Это — отталкивание от демонического искусства, попытка оторвать от него поэзию. Христианское чувство греха заставляет поэта обуздывать свое воображение, сдерживать чувства. «Необузданный поток...»; «Преступная мечта...»; «Тайный яд...»... Отталкивание и невозможность оторваться... Тоска о «строгом», истинно великом...

20 марта Лермонтова навестил Соллогуб — он принес третий номер «Отечественных записок», где напечатана была его повесть «Большой свет». Лермонтов не нашел в ней ровно ничего против себя или вообще о себе; Соллогуб, как ходили слухи, написал пасквиль против него, но слухи не соответствовали истине. Соллогубу не хотелось портить его добрых отношений с Лермонтовым... и он их не испортил. Лермонтов дал ему переписать «Журналиста, читателя и писателя». От него он узнал, что молодой Барант, уже получивший паспорт для отъезда во Францию, всюду высказывает свое недовольство показаниями Лермонтова о том, что тот во время дуэли выстрелил в сторону, пощадив, таким образом, его, храброго француза... «Он выстрелил в меня», — утверждал Барант.

— Он, кажется, не прочь от новой дуэли, — сказал Соллогуб. — Но готов «простить» тебе неправду, если ты откажешься от нее и извинишься.

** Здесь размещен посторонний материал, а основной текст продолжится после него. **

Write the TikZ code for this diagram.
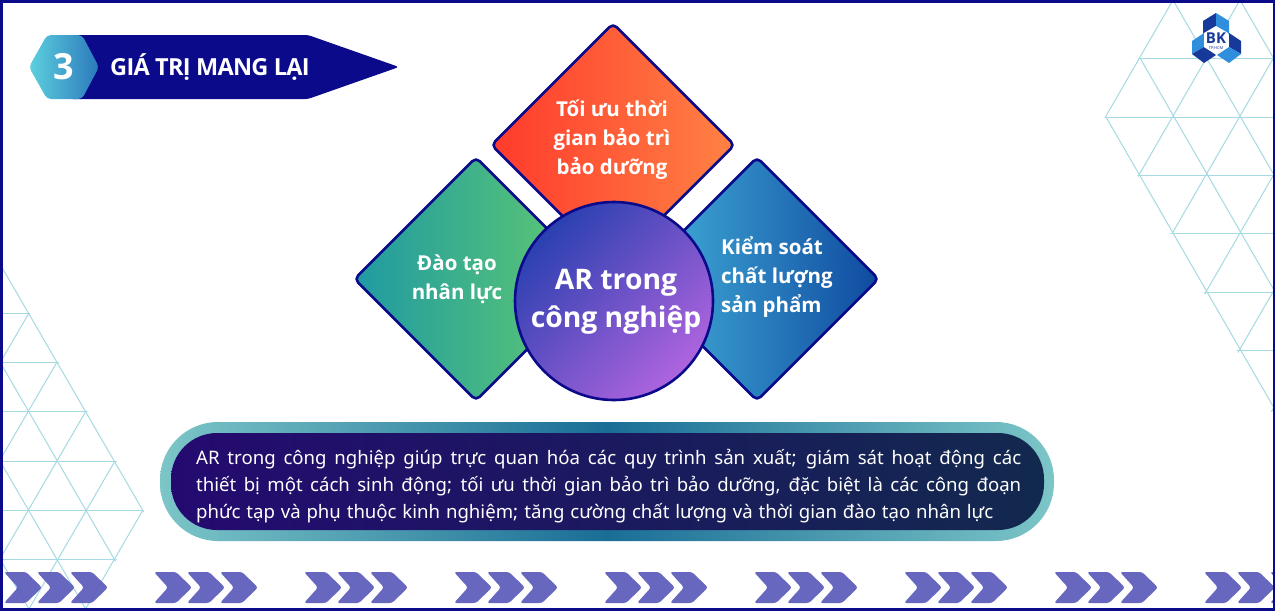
\documentclass[tikz,border=0pt]{standalone}
\usepackage{fontspec}
\setmainfont{Noto Sans}
\newfontfamily\heavy{Open Sans}[BoldFont={Open Sans Bold}]
\usetikzlibrary{shapes.geometric}
\definecolor{navy}{HTML}{0A0A8A}
\definecolor{gridline}{HTML}{A6DAE2}
\definecolor{chev}{HTML}{5C5CBC}
\definecolor{logodark}{HTML}{17399A}
\definecolor{logolight}{HTML}{2F8FDD}
\definecolor{hexa}{HTML}{5DD0DF}
\definecolor{hexb}{HTML}{2B79BC}
\definecolor{reda}{HTML}{FF3A2C}
\definecolor{redb}{HTML}{FF8244}
\definecolor{grea}{HTML}{1F9AA2}
\definecolor{greb}{HTML}{64CC6E}
\definecolor{blua}{HTML}{45B4DC}
\definecolor{blub}{HTML}{0F4AA0}
\definecolor{huba}{HTML}{2A40B0}
\definecolor{hubb}{HTML}{AE64DE}
\definecolor{pilla}{HTML}{7CC6C8}
\definecolor{pillb}{HTML}{1A6E96}
\definecolor{inna}{HTML}{240A70}
\definecolor{innb}{HTML}{12294E}
\tikzset{
  gridstroke/.style={draw=gridline,line width=1pt},
  chevshape/.style={fill=chev,fill opacity=0.93,rounded corners=2.5pt},
  petal/.style={diamond,aspect=1,draw=navy,line width=2.6pt,rounded corners=5pt,inner sep=0pt,minimum width=244pt,minimum height=244pt},
  petaltext/.style={text=white,font=\heavy\fontsize{20.5}{29}\selectfont\bfseries,inner sep=0pt},
  bodyline/.style={text=white,inner sep=0pt,anchor=west,font=\fontsize{18.6}{24}\selectfont}
}
\newcommand{\chevgroup}[1]{%
  \foreach \d in {0,33,66}{
    \path[chevshape,shift={(#1+\d,0)}] (4,572)--(26,572)--(42,587.5)--(26,603)--(4,603)--(18,587.5)--cycle;
  }}
\begin{document}
\begin{tikzpicture}[x=1pt,y=-1pt]
\useasboundingbox (0,0) rectangle (1275,611);
\fill[white] (0,0) rectangle (1275,611);
% right triangle lattice
\begin{scope}
\clip (1173,-1)--(1275,-1)--(1275,418)--(1104.5,117)--cycle;
\foreach \y in {58,117,175,233,292,350}{\draw[gridstroke] (1100,\y)--(1275,\y);}
\foreach \x/\y in {1173/0,1240/0,1106/117}{\draw[gridstroke] (\x,\y)--++(201,348);}
\draw[gridstroke] (1140,58)--++(134,232);
\foreach \x/\y in {1173/0,1240/0,1307/0,1307/117,1307/233,1307/350}{\draw[gridstroke] (\x,\y)--++(-134,232);}
\end{scope}
% left triangle lattice
\begin{scope}
\clip (0,262)--(145,510)--(87,611)--(0,611)--cycle;
\foreach \y in {313,362,411,461,510,559}{\draw[gridstroke] (0,\y)--(143,\y);}
\foreach \y in {264,362,461,559}{\draw[gridstroke] (0,\y)--++(200,345);}
\foreach \x/\y in {143/510,115/461,86/411,57/362,29/313}{\draw[gridstroke] (\x,\y)--++(-143,246);}
\end{scope}
% chevrons
\chevgroup{0}\chevgroup{150}\chevgroup{300}\chevgroup{450}\chevgroup{600}\chevgroup{750}\chevgroup{900}\chevgroup{1050}\chevgroup{1200}
% banner
\fill[navy,rounded corners=3pt] (70,35)--(308,35)--(399,67)--(308,99)--(70,99)--cycle;
\shade[left color=hexa,right color=hexb,rounded corners=4pt] (47,35)--(82,35)--(99,67)--(82,99)--(47,99)--(29,67)--cycle;
\node[text=white,font=\heavy\fontsize{36}{36}\selectfont\bfseries,inner sep=0pt] (num) at (64,67) {3};
\node[text=white,font=\heavy\fontsize{23.5}{23.5}\selectfont\bfseries,inner sep=0pt,anchor=west] (title) at (110,67) {\addfontfeature{LetterSpace=-3}GIÁ TRỊ MANG LẠI};
% logo
\fill[logodark] (1216,13)--(1203,21)--(1203,34)--(1216,34)--cycle;
\fill[logolight] (1216,13)--(1229,21)--(1229,34)--(1216,34)--cycle;
\fill[logolight] (1204,33)--(1192,41)--(1192,54)--(1204,47)--cycle;
\fill[logodark] (1192,54)--(1204,63)--(1216,55)--(1204,47)--cycle;
\fill[logodark] (1229,33)--(1241,41)--(1241,54)--(1229,47)--cycle;
\fill[logolight] (1241,54)--(1229,63)--(1217,55)--(1229,47)--cycle;
\fill[white] (1216,26)--(1228,33)--(1228,47)--(1216,54)--(1204,47)--(1204,33)--cycle;
\node[text=logodark,font=\heavy\fontsize{15}{15}\selectfont\bfseries,inner sep=0pt] (bk) at (1216,38.5) {BK};
\node[text=logodark,font=\fontsize{4}{4}\selectfont,inner sep=0pt] (tp) at (1216,48) {TP.HCM};
% diamonds
\node[petal,left color=reda,right color=redb] (top) at (613,145) {};
\node[petal,left color=grea,right color=greb] (left) at (476,279) {};
\node[petal,left color=blua,right color=blub] (right) at (757,279) {};
\node[circle,draw=navy,line width=2.6pt,minimum size=198pt,inner sep=0pt,top color=huba,bottom color=hubb,shading angle=45] (hub) at (614,301) {};
% labels
\node[petaltext,align=center] (t1) at (612,140) {Tối ưu thời\\gian bảo trì\\bảo dưỡng};
\node[petaltext,align=center] (t2) at (457,279) {Đào tạo\\nhân lực};
\node[petaltext,align=left,anchor=west] (t3) at (721,277) {Kiểm soát\\chất lượng\\sản phẩm};
\node[text=white,font=\heavy\fontsize{28.3}{38}\selectfont\bfseries,inner sep=0pt,align=center] (hubtext) at (616,302) {AR trong\\công nghiệp};
% pill
\node[rounded corners=58pt,minimum width=894pt,minimum height=119pt,inner sep=0pt,left color=pilla,right color=pilla,middle color=pillb] (pillout) at (607,481.5) {};
\node[rounded corners=46pt,minimum width=873pt,minimum height=97pt,inner sep=0pt,left color=inna,right color=innb] (pillin) at (607.5,481.5) {};
\node[bodyline] (l1) at (196,459) {\makebox[825pt][s]{AR trong công nghiệp giúp trực quan hóa các quy trình sản xuất; giám sát hoạt động các}};
\node[bodyline] (l2) at (196,486) {\makebox[825pt][s]{thiết bị một cách sinh động; tối ưu thời gian bảo trì bảo dưỡng, đặc biệt là các công đoạn}};
\node[bodyline] (l3) at (196,513) {\makebox[797pt][s]{phức tạp và phụ thuộc kinh nghiệm; tăng cường chất lượng và thời gian đào tạo nhân lực}};
% frame
\draw[navy,line width=3pt] (1,1) rectangle (1274,609.5);
\end{tikzpicture}
\end{document}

22 марта Лермонтов послал со своим камердинером Андреем Соколовым записку к брату своего сослуживца Ксаверия Браницкого — Александру, — с просьбой дать ее прочесть Эрнесту де Баранту и потом сжечь. Он вызвал Баранта для объяснений в этот же день на гауптвахту к восьми часам вечера и вышел к нему в коридор «под предлогом естественной надобности», так что караульный офицер, мичман Кригер, ничего не заметил (или, что вернее, сделал вид, что не заметил). Объяснение противников при свидетеле — Браницком — было коротким. Лермонтов предложил Баранту дождаться выпуска его из-под ареста и стреляться еще раз, если он не откажется от своих претензий. И Барант от них отказался, так как утром должен был уезжать... «Сударь, слухи, которые дошли до вас, неточны, и я должен сказать, что считаю себя совершенно удовлетворенным», — сказал он Лермонтову. Однако Барант рассказал об этой встрече своей матери, а та помчалась к великому князю Михаилу Павловичу с жалобой, что Лермонтов угрожает ее сыну.